+++ Input material

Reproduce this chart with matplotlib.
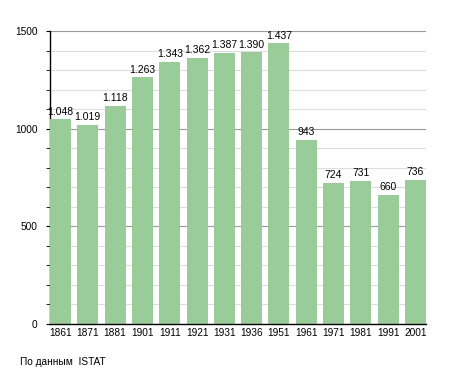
import matplotlib
matplotlib.use('Agg')
import matplotlib.pyplot as plt
from matplotlib.ticker import MultipleLocator

plt.rcParams['font.family'] = ['Liberation Sans', 'DejaVu Sans']

years = ['1861', '1871', '1881', '1901', '1911', '1921', '1931',
         '1936', '1951', '1961', '1971', '1981', '1991', '2001']
population = [1048, 1019, 1118, 1263, 1343, 1362, 1387,
              1390, 1437, 943, 724, 731, 660, 736]

fig = plt.figure(figsize=(4.55, 3.73), dpi=100)
ax = fig.add_axes([50 / 455, 49 / 373, 376 / 455, 293 / 373])

w = 0.77
x = range(len(years))
ax.bar(x, population, width=w, color='#99cc99', zorder=3)

ax.set_xlim(-w / 2, len(years) - 1 + w / 2)
ax.set_ylim(0, 1500)
ax.yaxis.set_major_locator(MultipleLocator(500))
ax.yaxis.set_minor_locator(MultipleLocator(100))

# griglia: chiara ogni 100, più scura ogni 500
ax.grid(which='minor', axis='y', color='#dddddd', linewidth=0.8, zorder=0)
ax.grid(which='major', axis='y', color='#999999', linewidth=0.8, zorder=1)

for s in ['top', 'right']:
    ax.spines[s].set_visible(False)
ax.spines['left'].set_linewidth(1.0)
ax.spines['bottom'].set_linewidth(1.0)
ax.spines['bottom'].set_zorder(4)

ax.set_xticks(list(x))
ax.set_xticklabels(years, fontsize=7.3)
ax.tick_params(axis='x', length=0, pad=3)
ax.tick_params(axis='y', which='major', length=3, labelsize=7.3, pad=6)
ax.tick_params(axis='y', which='minor', length=3)

for i, v in enumerate(population):
    lab = '{:,}'.format(v).replace(',', '.')
    ax.annotate(lab, (i, v), xytext=(0, 2), textcoords='offset points',
                ha='center', va='bottom', fontsize=7.5, zorder=5)

fig.text(20 / 455, 1 - 362 / 373, 'По данным  ISTAT', fontsize=7.3,
         ha='left', va='center')

fig.savefig('out.png', dpi=100)
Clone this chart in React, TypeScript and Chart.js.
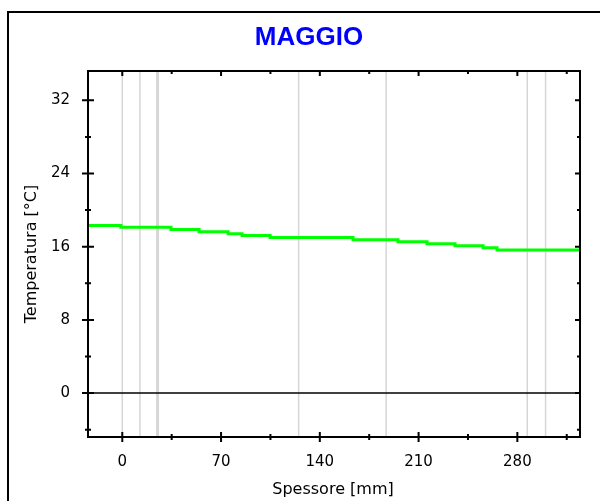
import React, { useEffect, useRef } from "react";
import { Chart, registerables } from "chart.js";

Chart.register(...registerables);

// Wall thickness positions (mm) where the temperature profile steps, and temperatures (°C)
const thicknessMm = [-24.3, -1, 34.5, 54.4, 75, 84.9, 104.8, 163.5, 195.4, 216, 235.8, 255.7, 265.6, 324.4];
const temperatureC = [18.31, 18.12, 17.87, 17.62, 17.4, 17.22, 17.0, 16.75, 16.53, 16.31, 16.09, 15.87, 15.65, 15.65];

// Layer boundaries (mm)
const layerBoundaries = [0, 12.5, 25, 125, 187, 287, 300];
const layerLineWidths = [1.5, 1.5, 3, 1.5, 1.5, 1.5, 1.5];

// Axis ticks
const xMajorTicks = [0, 70, 140, 210, 280];
const xMinorTicks = [35, 105, 175, 245, 315];
const yMajorTicks = [0, 8, 16, 24, 32];
const yMinorTicks = [-4, 4, 12, 20, 28];

const X_MIN = -24.3;
const X_MAX = 324.4;
const Y_MIN = -4.8;
const Y_MAX = 35.2;

const title = "MAGGIO";
const xTitle = "Spessore [mm]";
const yTitle = "Temperatura [°C]";

const decorPlugin = {
  id: "decor",
  beforeDraw(chart: any) {
    const ctx = chart.ctx;
    ctx.save();
    ctx.fillStyle = "#ffffff";
    ctx.fillRect(0, 0, chart.width, chart.height);
    // outer frame
    ctx.strokeStyle = "#000";
    ctx.lineWidth = 2;
    ctx.beginPath();
    ctx.moveTo(8, chart.height);
    ctx.lineTo(8, 12);
    ctx.lineTo(chart.width, 12);
    ctx.stroke();
    // title
    ctx.fillStyle = "#0000ff";
    ctx.font = "bold 26px 'Liberation Sans', Arial, sans-serif";
    ctx.textAlign = "center";
    ctx.textBaseline = "middle";
    ctx.fillText(title, 309, 38);
    // axis titles
    ctx.fillStyle = "#000";
    ctx.font = "16px 'DejaVu Sans', sans-serif";
    ctx.fillText(xTitle, 333, 490);
    ctx.translate(32, 254);
    ctx.rotate(-Math.PI / 2);
    ctx.fillText(yTitle, 0, 0);
    ctx.restore();
  },
  beforeDatasetsDraw(chart: any) {
    const ctx = chart.ctx;
    const { top, bottom, left, right } = chart.chartArea;
    const xs = chart.scales.x;
    const ys = chart.scales.y;
    ctx.save();
    ctx.strokeStyle = "#d6d6d6";
    layerBoundaries.forEach((v, i) => {
      const px = xs.getPixelForValue(v);
      ctx.lineWidth = layerLineWidths[i];
      ctx.beginPath();
      ctx.moveTo(px, top);
      ctx.lineTo(px, bottom);
      ctx.stroke();
    });
    // zero line
    const y0 = ys.getPixelForValue(0);
    ctx.strokeStyle = "#000";
    ctx.lineWidth = 1.5;
    ctx.beginPath();
    ctx.moveTo(left - 5, y0);
    ctx.lineTo(right, y0);
    ctx.stroke();
    ctx.restore();
  },
  afterDatasetsDraw(chart: any) {
    const ctx = chart.ctx;
    const { top, bottom, left, right } = chart.chartArea;
    const xs = chart.scales.x;
    const ys = chart.scales.y;
    ctx.save();
    ctx.strokeStyle = "#000";
    ctx.lineWidth = 2;
    ctx.strokeRect(left, top, right - left, bottom - top);
    ctx.lineWidth = 2;
    ctx.beginPath();
    xMajorTicks.forEach((v) => {
      const px = xs.getPixelForValue(v);
      ctx.moveTo(px, bottom - 5);
      ctx.lineTo(px, bottom + 5);
      ctx.moveTo(px, top);
      ctx.lineTo(px, top + 5);
    });
    xMinorTicks.forEach((v) => {
      const px = xs.getPixelForValue(v);
      ctx.moveTo(px, bottom - 3);
      ctx.lineTo(px, bottom + 3);
      ctx.moveTo(px, top);
      ctx.lineTo(px, top + 3);
    });
    yMajorTicks.forEach((v) => {
      const py = ys.getPixelForValue(v);
      ctx.moveTo(left - 6, py);
      ctx.lineTo(left + 6, py);
      ctx.moveTo(right, py);
      ctx.lineTo(right - 5, py);
    });
    yMinorTicks.forEach((v) => {
      const py = ys.getPixelForValue(v);
      ctx.moveTo(left - 3, py);
      ctx.lineTo(left + 3, py);
      ctx.moveTo(right, py);
      ctx.lineTo(right - 3, py);
    });
    ctx.stroke();
    ctx.restore();
  },
};

export default function App() {
  const ref = useRef<HTMLCanvasElement | null>(null);
  useEffect(() => {
    if (!ref.current) return;
    const data = thicknessMm.map((x, i) => ({ x, y: temperatureC[i] }));
    const chart = new Chart(ref.current, {
      type: "line",
      data: {
        datasets: [
          {
            data,
            borderColor: "#00ff00",
            borderWidth: 3,
            pointRadius: 0,
            stepped: "before",
            fill: false,
          },
        ],
      },
      options: {
        animation: false,
        responsive: false,
        devicePixelRatio: 1,
        layout: { padding: { top: 71, right: 20, left: 0, bottom: 0 } },
        plugins: { legend: { display: false }, tooltip: { enabled: false }, title: { display: false } },
        scales: {
          x: {
            type: "linear",
            min: X_MIN,
            max: X_MAX,
            grid: { display: false, drawTicks: false },
            border: { display: false },
            afterBuildTicks: (s: any) => {
              s.ticks = xMajorTicks.map((v) => ({ value: v }));
            },
            afterFit: (s: any) => {
              s.height = 64;
            },
            ticks: {
              padding: 16,
              maxRotation: 0,
              autoSkip: false,
              color: "#000",
              font: { family: "'DejaVu Sans', sans-serif", size: 15 },
            },
          },
          y: {
            type: "linear",
            min: Y_MIN,
            max: Y_MAX,
            grid: { display: false, drawTicks: false },
            border: { display: false },
            afterBuildTicks: (s: any) => {
              s.ticks = yMajorTicks.map((v) => ({ value: v }));
            },
            afterFit: (s: any) => {
              s.width = 88;
            },
            ticks: {
              padding: 18,
              autoSkip: false,
              color: "#000",
              font: { family: "'DejaVu Sans', sans-serif", size: 15 },
            },
          },
        },
      },
      plugins: [decorPlugin],
    } as any);
    return () => chart.destroy();
  }, []);
  return (
    <div style={{ position: "absolute", left: 0, top: 0, width: 600, height: 501, background: "#fff" }}>
      <canvas ref={ref} width={600} height={501} style={{ display: "block" }} />
    </div>
  );
}
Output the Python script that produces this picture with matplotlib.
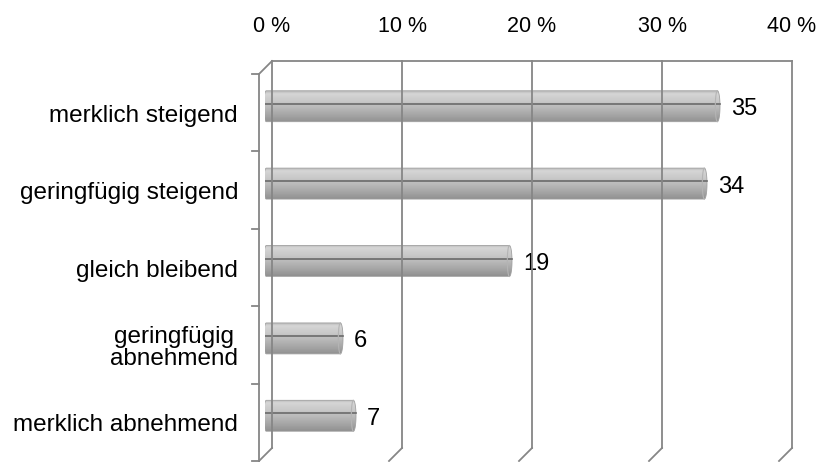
# -*- coding: utf-8 -*-
"""
3D-Zylinderbalken (Excel-Stil): Einschaetzung der Entwicklung.
"""
import numpy as np
import matplotlib
matplotlib.use('Agg')
import matplotlib.pyplot as plt
import matplotlib.transforms as mtransforms
from matplotlib.lines import Line2D
from matplotlib.path import Path
from matplotlib.patches import PathPatch

categories = ['merklich steigend', 'geringfügig steigend', 'gleich bleibend',
              'geringfügig\nabnehmend', 'merklich abnehmend']
values = [35, 34, 19, 6, 7]
xticks = [0, 10, 20, 30, 40]
xticklabels = ['0 %', '10 %', '20 %', '30 %', '40 %']

plt.rcParams['font.family'] = ['Liberation Sans', 'DejaVu Sans']

W, H = 821, 462
fig = plt.figure(figsize=(W / 100, H / 100), dpi=100)
# Mittlere Ebene (Lage der Zylinder) in Pixeln
ax = fig.add_axes([265 / W, (H - 454.5) / H, 520 / W, 387 / H])
ax.axis('off')
ylo, yhi = -0.5, len(categories) - 0.5
ax.set_xlim(0, 40)
ax.set_ylim(yhi, ylo)
ax.set_autoscale_on(False)

# Rueckwand und Vorderkante als verschobene Kopien der Datenkoordinaten
back = mtransforms.offset_copy(ax.transData, fig, x=7, y=6.5, units='dots')
front = mtransforms.offset_copy(ax.transData, fig, x=-6, y=-6.5, units='dots')

grid_kw = dict(color='#868686', lw=1.3, zorder=1)
ident = mtransforms.IdentityTransform()


def seg(p0, t0, p1, t1, **kw):
    """Linie zwischen zwei Punkten aus verschiedenen Ebenen."""
    a = t0.transform(p0)
    b = t1.transform(p1)
    fig.add_artist(Line2D([a[0], b[0]], [a[1], b[1]], transform=ident, **kw))


# Gitter der Rueckwand und Boden
for xt in xticks:
    seg((xt, ylo), back, (xt, yhi), back, **grid_kw)
    seg((xt, yhi), back, (xt, yhi), front, **grid_kw)
seg((0, ylo), back, (40, ylo), back, **grid_kw)
# Seitenwand links
seg((0, ylo), back, (0, ylo), front, **grid_kw)
seg((0, ylo), front, (0, yhi + 0.1), front, **grid_kw)
for k in range(len(categories) + 1):
    a = front.transform((0, ylo + k))
    fig.add_artist(Line2D([a[0] - 7, a[0]], [a[1], a[1]], transform=ident,
                          **grid_kw))

# Farbverlauf der Zylinder (oben hell, unten dunkel)
stops = [0.0, 0.08, 0.3, 0.55, 0.8, 1.0]
levels = [0.70, 0.82, 0.77, 0.69, 0.60, 0.52]
g = np.interp(np.linspace(0, 1, 64), stops, levels)
grad = np.dstack([g, g, g, np.full_like(g, 0.9)]).reshape(64, 1, 4)

h = 0.2     # halbe Zylinderhoehe
rx = 0.2    # Ellipsenradius der Enden
t = np.linspace(-np.pi / 2, np.pi / 2, 40)
for i, v in enumerate(values):
    x0, x1 = rx - 0.1, v - rx
    right = np.column_stack([x1 + rx * np.cos(t), i + h * np.sin(t)])
    left = np.column_stack([x0 - rx * np.cos(t), i - h * np.sin(t)])
    verts = np.vstack([right, left, right[:1]])
    patch = PathPatch(Path(verts, closed=True), facecolor='none',
                      edgecolor='#a0a0a0', lw=0.6, zorder=3)
    ax.add_patch(patch)
    im = ax.imshow(grad, extent=(x0 - rx, x1 + rx, i + h, i - h),
                   origin='upper', aspect='auto', zorder=2,
                   interpolation='bilinear')
    im.set_clip_path(patch)
    # Naht in der Zylindermitte
    ax.plot([0, v], [i - 0.03, i - 0.03], color='#6a6a6a', lw=1.2, zorder=4)
    # Endflaeche rechts
    e = np.linspace(np.pi / 2, 3 * np.pi / 2, 40)
    ax.plot(x1 + rx * np.cos(e) * 0.8, i + h * np.sin(e), color='#b4b4b4',
            lw=0.8, zorder=4)
    ax.annotate(str(v), xy=(v, i), xytext=(11, -3), textcoords='offset pixels',
                ha='left', va='center', fontsize=17, color='black')

# Achsenbeschriftung oben
for xt, lab in zip(xticks, xticklabels):
    ax.annotate(lab, xy=(xt, ylo), xycoords=back, xytext=(0, 34),
                textcoords='offset pixels', ha='center', va='center',
                fontsize=15.5, color='black')

# Kategorien links
for i, lab in enumerate(categories):
    ax.annotate(lab, xy=(0, i), xycoords=front, xytext=(-21, -3),
                textcoords='offset pixels', ha='right', va='center',
                multialignment='center', linespacing=1.0,
                fontsize=17.5, color='black')

ax.set_xlim(0, 40)
ax.set_ylim(yhi, ylo)

fig.savefig('out.png', dpi=100, facecolor='white')
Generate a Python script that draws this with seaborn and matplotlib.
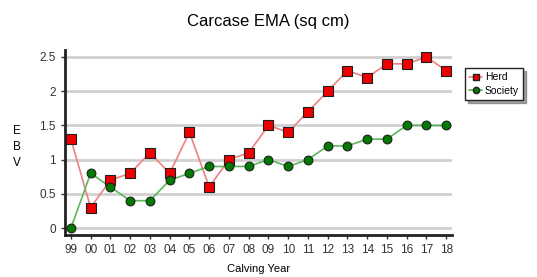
import pandas as pd
import seaborn as sns
import matplotlib.pyplot as plt
from matplotlib.lines import Line2D

# Carcase EMA EBV by calving year
years = ['99', '00', '01', '02', '03', '04', '05', '06', '07', '08',
         '09', '10', '11', '12', '13', '14', '15', '16', '17', '18']
herd = [1.3, 0.3, 0.7, 0.8, 1.1, 0.8, 1.4, 0.6, 1.0, 1.1,
        1.5, 1.4, 1.7, 2.0, 2.3, 2.2, 2.4, 2.4, 2.5, 2.3]
society = [0.0, 0.8, 0.6, 0.4, 0.4, 0.7, 0.8, 0.9, 0.9, 0.9,
           1.0, 0.9, 1.0, 1.2, 1.2, 1.3, 1.3, 1.5, 1.5, 1.5]

df = pd.DataFrame({
    'x': list(range(len(years))) * 2,
    'EBV': herd + society,
    'group': ['Herd'] * len(years) + ['Society'] * len(years),
})

sns.set_style('white')
plt.rcParams['font.family'] = ['Liberation Sans', 'DejaVu Sans']
plt.rcParams['text.color'] = 'black'

fig = plt.figure(figsize=(5.37, 2.77), dpi=100)
ax = fig.add_axes([0.121, 0.152, 0.721, 0.667])

for v in [0, 0.5, 1, 1.5, 2, 2.5]:
    ax.axhline(v, color='#d0d0d0', lw=2, zorder=0)

palette = {'Herd': '#f08080', 'Society': '#5cb85c'}
sns.lineplot(data=df, x='x', y='EBV', hue='group', palette=palette, lw=1.2,
             legend=False, ax=ax, zorder=2)
h = df[df.group == 'Herd']
s = df[df.group == 'Society']
ax.scatter(h.x, h.EBV, marker='s', s=55, color='#ee0000', edgecolor='#202020',
           linewidth=0.8, zorder=3)
ax.scatter(s.x, s.EBV, marker='o', s=40, color='#007a00', edgecolor='#202020',
           linewidth=0.8, zorder=3)

ax.set_xlim(-0.3, 19.3)
ax.set_ylim(-0.1, 2.6)
ax.set_xticks(range(len(years)))
ax.set_xticklabels(years)
ax.set_yticks([0, 0.5, 1, 1.5, 2, 2.5])
ax.set_yticklabels(['0', '0.5', '1', '1.5', '2', '2.5'])
ax.tick_params(axis='both', labelsize=8.5, colors='#333333', length=3, width=1,
               left=True, bottom=True)

for side in ['top', 'right']:
    ax.spines[side].set_visible(False)
for side in ['left', 'bottom']:
    ax.spines[side].set_linewidth(2)
    ax.spines[side].set_color('#222222')

ax.set_xlabel('Calving Year', fontsize=8, labelpad=6, color='black')
ax.set_ylabel('')
fig.text(0.032, 0.47, 'E\nB\nV', ha='center', va='center', fontsize=8.5,
         linespacing=1.45, color='black')
fig.suptitle('Carcase EMA (sq cm)', fontsize=12, x=0.5, y=0.95, color='black')

handles = [
    Line2D([], [], color='#f08080', marker='s', markersize=5,
           markerfacecolor='#ee0000', markeredgecolor='#202020', lw=1.2),
    Line2D([], [], color='#5cb85c', marker='o', markersize=4.5,
           markerfacecolor='#007a00', markeredgecolor='#202020', lw=1.2),
]
leg = ax.legend(handles, ['Herd', 'Society'], loc='upper left',
                bbox_to_anchor=(1.02, 0.93), fontsize=7.5, frameon=True,
                shadow=True, fancybox=False, handlelength=1.2,
                handletextpad=0.3, borderpad=0.4, labelspacing=0.3)
leg.get_frame().set_edgecolor('#222222')
leg.get_frame().set_linewidth(1)

fig.savefig('out.png', dpi=100)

++++++

• [Exercise directions] Write out the lines from the one containing "Output the Python" down to the one containing "from matplotlib.patches import PathPatch", both included, exactly as they appear. Leave out any pictures.

• [The solution]
Output the Python script that produces this picture with matplotlib.
# -*- coding: utf-8 -*-
"""
3D-Zylinderbalken (Excel-Stil): Einschaetzung der Entwicklung.
"""
import numpy as np
import matplotlib
matplotlib.use('Agg')
import matplotlib.pyplot as plt
import matplotlib.transforms as mtransforms
from matplotlib.lines import Line2D
from matplotlib.path import Path
from matplotlib.patches import PathPatch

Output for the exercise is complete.